A fully functional Help Desk has been established to administer the requests for Access to Information. It is accessible to all preauthorised personnel with the relevant security clearance levels. Files can only be released in compliance with the newly developed ECDOE’s Human Resources department Information Access Control Policy.

To ensure compliance this risk mitigation factor is applied to assure the employees confidential records remain confidential.

The access and handling of information has been controlled by the security measures implemented at the warehouse.  The comprehensive security is considered world class to ensure the safety of records. Every single employee, including management, has been verified with respect to prior criminal records. There are armed guards 24/7, 24 hour video surveillance, double electric fencing and security escort for every visitor that has authorisation to be at the CRMC. Everyone is physically searched on entry and exit and will not be allowed in if they are not authorised and have the necessary identification.

Selection of staff to operate within this facility was carefully considered and just less than 300 unemployed IT graduates and qualified staffers are on the floor between 6am and 10 pm daily ensuring proper handling, recording, and digitisation of files.
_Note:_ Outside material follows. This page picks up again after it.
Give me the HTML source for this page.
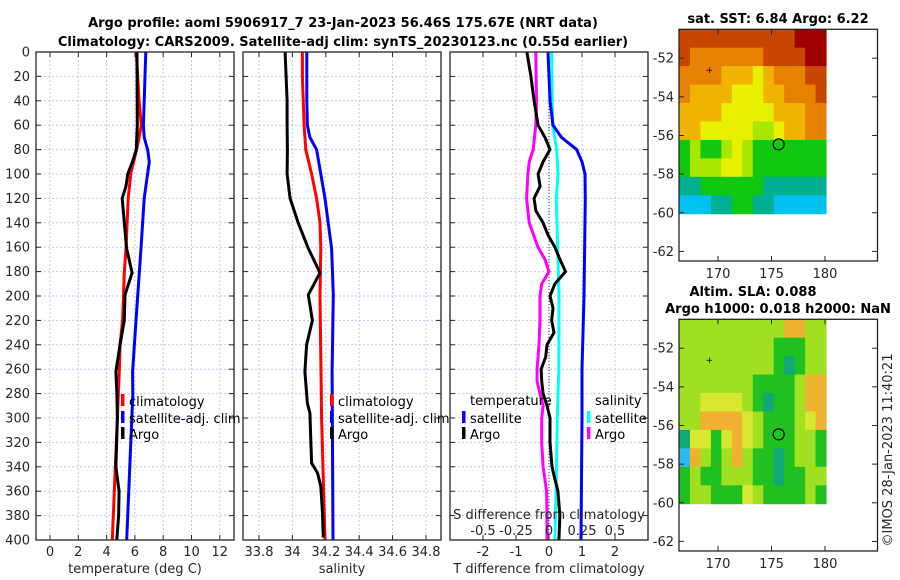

The key processing clerks (capturers) have been sourced and trained in the Eastern Cape to ensure accuracy and professional care of the files.

This digitisation transformation process is necessitated by the need to ensure that records are properly created, maintained, utilised and disposed of, to achieve efficient, transparent and accountable governance.

The extent of volume is based on the following facts, the status quo is: 83 000 employees, 62 000 of these being educators, each with five file types - that amounts to approximately 450 000 files - two million learners, 6 000 schools, 23 districts across a 168 966 square kilometre province, which is the size of Uruguay.

Prior to June 2016, the 450 000 files and other related documents were being operated manually and were all paper based at 24 districts. Administratively this has always been a challenging nightmare and, as a result, a lot of key information has potentially fallen through the cracks - lost personal files, inability to process pension payouts, leave gratuities, and a proliferation of problems for our employees.

Acting Superintendent General of the Department of Education in the Eastern Cape, Sizakele Netshilaphala, assured all district registry employees that there will be no job loses emanating from this process, but rather the transformation of the file management and the digitisation process would enhance the working experience of the Registry clerk’s jobs will be made much easier and more transparent.

Early in 2017 the benefits realised by the above processes will become more tangible at District level as the sharing and transfer of information become more accessible.